[Plotting code records]
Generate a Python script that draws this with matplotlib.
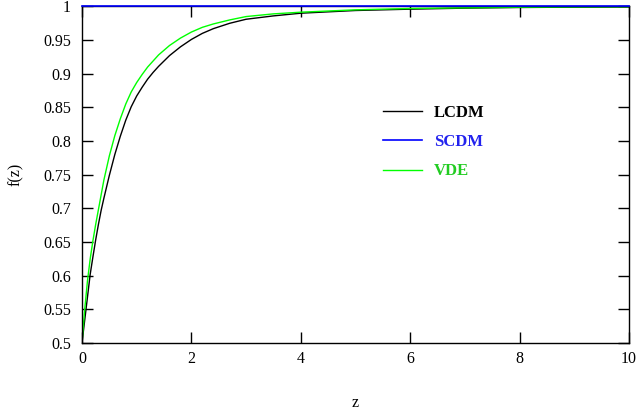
import matplotlib
matplotlib.use("Agg")
import matplotlib.pyplot as plt

plt.rcParams['font.family'] = ['Liberation Serif', 'DejaVu Serif']

# values
z = [0, 0.05, 0.1, 0.15, 0.2, 0.25, 0.3, 0.35, 0.4, 0.5, 0.6, 0.7, 0.8, 0.9,
     1.0, 1.1, 1.2, 1.3, 1.4, 1.5, 1.6, 1.8, 2.0, 2.2, 2.4, 2.7, 3.0, 3.5,
     4.0, 5.0, 6.0, 7.0, 8.0, 9.0, 10.0]
f_lcdm = [0.5, 0.534, 0.568, 0.602, 0.628, 0.653, 0.676, 0.697, 0.715, 0.749,
          0.780, 0.807, 0.831, 0.851, 0.867, 0.880, 0.892, 0.902, 0.911, 0.919,
          0.927, 0.940, 0.951, 0.960, 0.967, 0.975, 0.981, 0.986, 0.990, 0.994,
          0.996, 0.9975, 0.9985, 0.999, 0.9993]
f_vde = [0.5, 0.55, 0.592, 0.625, 0.652, 0.676, 0.698, 0.72, 0.742, 0.778,
         0.808, 0.833, 0.855, 0.873, 0.887, 0.899, 0.910, 0.919, 0.928, 0.935,
         0.942, 0.953, 0.962, 0.969, 0.974, 0.980, 0.985, 0.989, 0.9915, 0.995,
         0.997, 0.998, 0.9988, 0.9993, 0.9996]
f_scdm = [1.0] * len(z)

xticks = [0, 2, 4, 6, 8, 10]
yticks = [0.5, 0.55, 0.6, 0.65, 0.7, 0.75, 0.8, 0.85, 0.9, 0.95, 1.0]
ytick_labels = ['0.5', '0.55', '0.6', '0.65', '0.7', '0.75', '0.8',
                '0.85', '0.9', '0.95', '1']

fig = plt.figure(figsize=(6.38, 4.17), dpi=100)
ax = fig.add_axes([0.1285, 0.1775, 0.8575, 0.807])

ax.plot(z, f_lcdm, color='black', lw=1.0, label='LCDM')
ax.plot(z, f_scdm, color='#0000ff', lw=1.2, label='SCDM', clip_on=False, zorder=5)
ax.plot(z, f_vde, color='#00ff00', lw=1.0, label='VDE')

ax.set_xlim(0, 10)
ax.set_ylim(0.5, 1.0)
ax.set_xticks(xticks)
ax.set_yticks(yticks)
ax.set_yticklabels(ytick_labels)
ax.tick_params(direction='in', length=8, width=1.0, top=True, right=True,
               labelsize=11.5, pad=6)
ax.tick_params(axis='y', pad=8)
for s in ax.spines.values():
    s.set_linewidth(1.0)

ax.set_xlabel('z', fontsize=11.5, labelpad=20)
ax.set_ylabel('f(z)', fontsize=11.5, labelpad=14)

leg = ax.legend(loc='center', bbox_to_anchor=(0.643, 0.597), frameon=False,
                handlelength=2.35, handletextpad=0.72, labelspacing=0.8,
                prop={'weight': 'bold', 'size': 12},
                labelcolor=['black', '#2222ee', '#22cc22'])

fig.savefig('out.png', dpi=100)
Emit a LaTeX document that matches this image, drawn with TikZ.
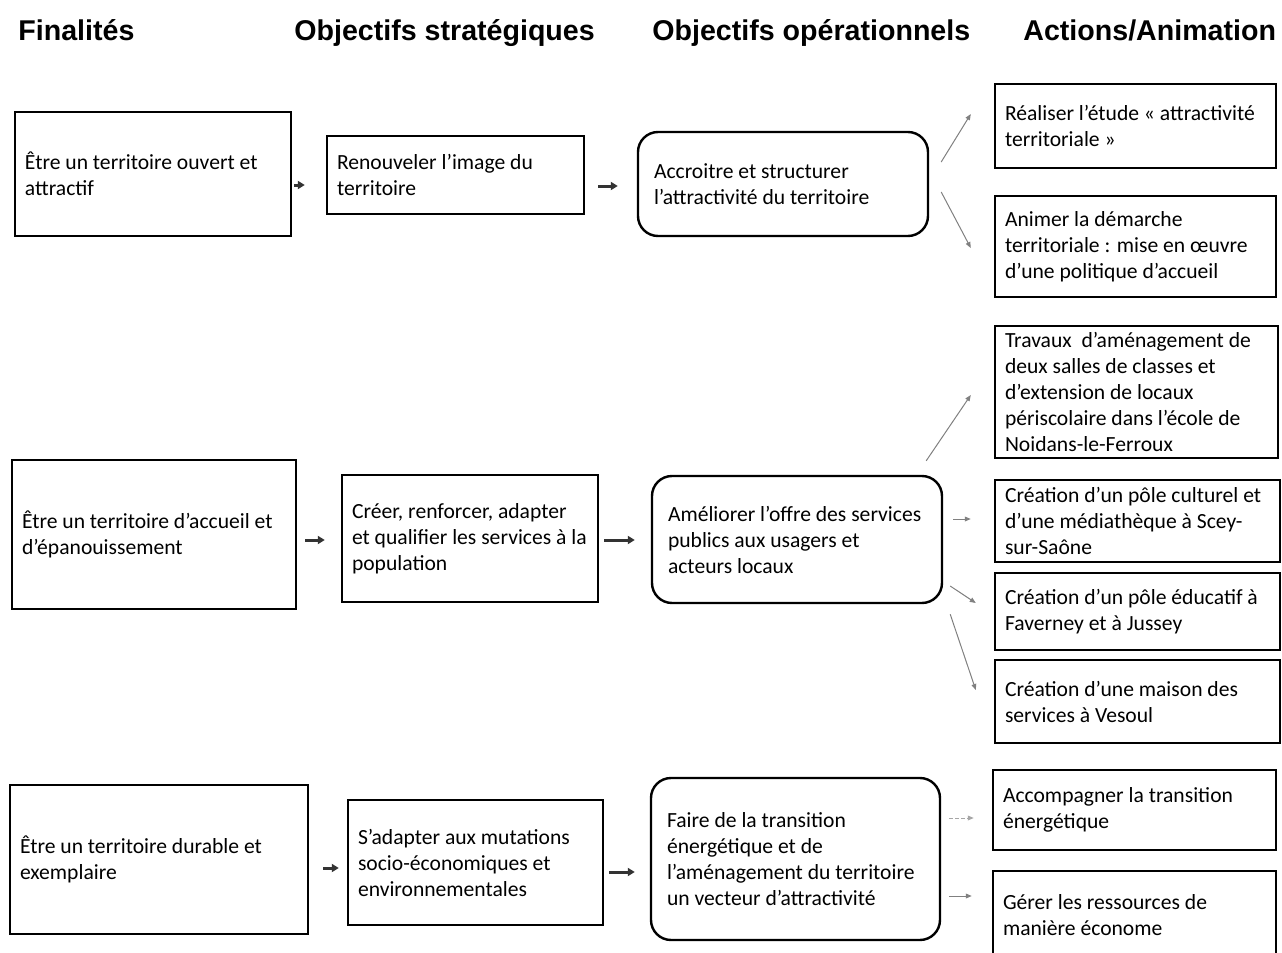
\documentclass[tikz,border=0pt]{standalone}
\usepackage{fontspec}
\setmainfont{Carlito}
\newfontfamily\hdfont{Liberation Sans}
\usetikzlibrary{arrows.meta}
\tikzset{
  bx/.style={draw,line width=1.2pt,align=flush left,inner xsep=5pt,inner ysep=0pt,
    font=\fontsize{10.8}{13}\selectfont},
  rbx/.style={bx,rounded corners=10pt,inner xsep=8pt},
  hd/.style={anchor=base west,inner sep=0pt,font=\hdfont\bfseries\fontsize{14.3}{16}\selectfont},
  ta/.style={-{Triangle[length=3.5pt,width=4pt]},line width=1.5pt,black!80},
  sa/.style={-{Triangle[length=3pt,width=2.4pt]},line width=0.5pt,black!50},
}
\begin{document}
\begin{tikzpicture}[x=0.5pt,y=-0.5pt]
\useasboundingbox (0,0) rectangle (1282,953);
% titres des colonnes
\node[hd] (h1) at (18,40) {Finalités};
\node[hd] (h2) at (294,40) {Objectifs stratégiques};
\node[hd] (h3) at (652,40) {Objectifs opérationnels};
\node[hd] (h4) at (1023,40) {Actions/Animation};
% ligne 1
\node[bx,text width=128pt,minimum height=62pt] (f1) at (153,174) {Être un territoire ouvert et\\attractif};
\node[bx,text width=118.5pt,minimum height=39pt] (s1) at (455.5,175) {Renouveler l’image du\\territoire};
\node[rbx,text width=129pt,minimum height=52pt] (o1) at (783,184) {Accroitre et structurer\\l’attractivité du territoire};
\node[bx,text width=130.5pt,minimum height=42pt] (a1) at (1135.5,126) {Réaliser l’étude « attractivité\\territoriale »};
\node[bx,text width=130.5pt,minimum height=50.5pt] (a2) at (1135.5,246.5) {Animer la démarche\\territoriale : mise en œuvre\\d’une politique d’accueil};
% ligne 2
\node[bx,text width=132pt,minimum height=74.5pt] (f2) at (154,534.5) {Être un territoire d’accueil et\\d’épanouissement};
\node[bx,text width=118pt,minimum height=63.5pt] (s2) at (470,538.5) {Créer, renforcer, adapter\\et qualifier les services à la\\population};
\node[rbx,text width=129pt,minimum height=63.5pt] (o2) at (797,539.5) {Améliorer l’offre des services\\publics aux usagers et\\acteurs locaux};
\node[bx,text width=131.5pt,minimum height=66pt] (a3) at (1136.5,392) {Travaux\ \ d’aménagement de\\deux salles de classes et\\d’extension de locaux\\périscolaire dans l’école de\\Noidans-le-Ferroux};
\node[bx,text width=132.5pt,minimum height=41pt] (a4) at (1137.5,521) {Création d’un pôle culturel et\\d’une médiathèque à Scey-\\sur-Saône};
\node[bx,text width=132.5pt,minimum height=38.5pt] (a5) at (1137.5,611.5) {Création d’un pôle éducatif à\\Faverney et à Jussey};
\node[bx,text width=132.5pt,minimum height=41.5pt] (a6) at (1137.5,701.5) {Création d’une maison des\\services à Vesoul};
% ligne 3
\node[bx,text width=139pt,minimum height=74.5pt] (f3) at (159,859.5) {Être un territoire durable et\\exemplaire};
\node[bx,text width=117.5pt,minimum height=62.5pt] (s3) at (475.5,862.5) {S’adapter aux mutations\\socio-économiques et\\environnementales};
\node[rbx,text width=128.5pt,minimum height=81pt] (o3) at (795.5,859) {Faire de la transition\\énergétique et de\\l’aménagement du territoire\\un vecteur d’attractivité};
\node[bx,text width=131.5pt,minimum height=40pt] (a7) at (1134.5,810) {Accompagner la transition\\énergétique};
\node[bx,text width=131.5pt,minimum height=44pt] (a8) at (1134.5,915) {Gérer les ressources de\\manière économe};
% fleches epaisses
\draw[ta,shorten <=1pt,shorten >=10.5pt] ([yshift=-5.5pt]f1.east) -- ([yshift=-5pt]s1.west);
\draw[ta,shorten <=6.5pt,shorten >=9.5pt] ([yshift=-5.5pt]s1.east) -- ([yshift=-1pt]o1.west);
\draw[ta,shorten <=4pt,shorten >=8pt] ([yshift=-2.75pt]f2.east) -- ([yshift=-0.75pt]s2.west);
\draw[ta,shorten <=2.5pt,shorten >=8pt] ([yshift=-0.75pt]s2.east) -- ([yshift=-0.25pt]o2.west);
\draw[ta,shorten <=7pt,shorten >=4pt] ([yshift=-4.25pt]f3.east) -- ([yshift=-2.75pt]s3.west);
\draw[ta,shorten <=2.5pt,shorten >=7.5pt] ([yshift=-4.75pt]s3.east) -- ([yshift=-6.5pt]o3.west);
% fleches fines
\draw[sa] ([xshift=6pt,yshift=11pt]o1.east) -- ([xshift=-11.5pt,yshift=6pt]a1.west);
\draw[sa] ([xshift=6pt,yshift=-4pt]o1.east) -- ([xshift=-11.5pt,yshift=-0.75pt]a2.west);
\draw[sa] ([xshift=-8.5pt,yshift=7pt]o2.north east) -- ([xshift=-11.5pt,yshift=-1.5pt]a3.west);
\draw[sa] ([xshift=5pt,yshift=10.25pt]o2.east) -- ([xshift=-11.5pt,yshift=1pt]a4.west);
\draw[sa] ([xshift=3.5pt,yshift=-23.25pt]o2.east) -- ([xshift=-9pt,yshift=4.25pt]a5.west);
\draw[sa] ([xshift=3.5pt,yshift=-5pt]o2.south east) -- ([xshift=-9pt,yshift=5.75pt]a6.west);
\draw[sa,black!35,dash pattern=on 2pt off 1pt] ([xshift=4pt,yshift=20.5pt]o3.east) -- ([xshift=-9pt,yshift=-4pt]a7.west);
\draw[sa] ([xshift=4pt,yshift=-18.5pt]o3.east) -- ([xshift=-10pt,yshift=9.5pt]a8.west);
\end{tikzpicture}
\end{document}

Written task: Up to and including the line with "plt.rcParams['font.family'] = ['Liberation", copy the data above from its first line. Skip pictures.

Completed task:
Generate a Python script that draws this with matplotlib.
import matplotlib
matplotlib.use("Agg")
import matplotlib.pyplot as plt

plt.rcParams['font.family'] = ['Liberation Serif', 'DejaVu Serif']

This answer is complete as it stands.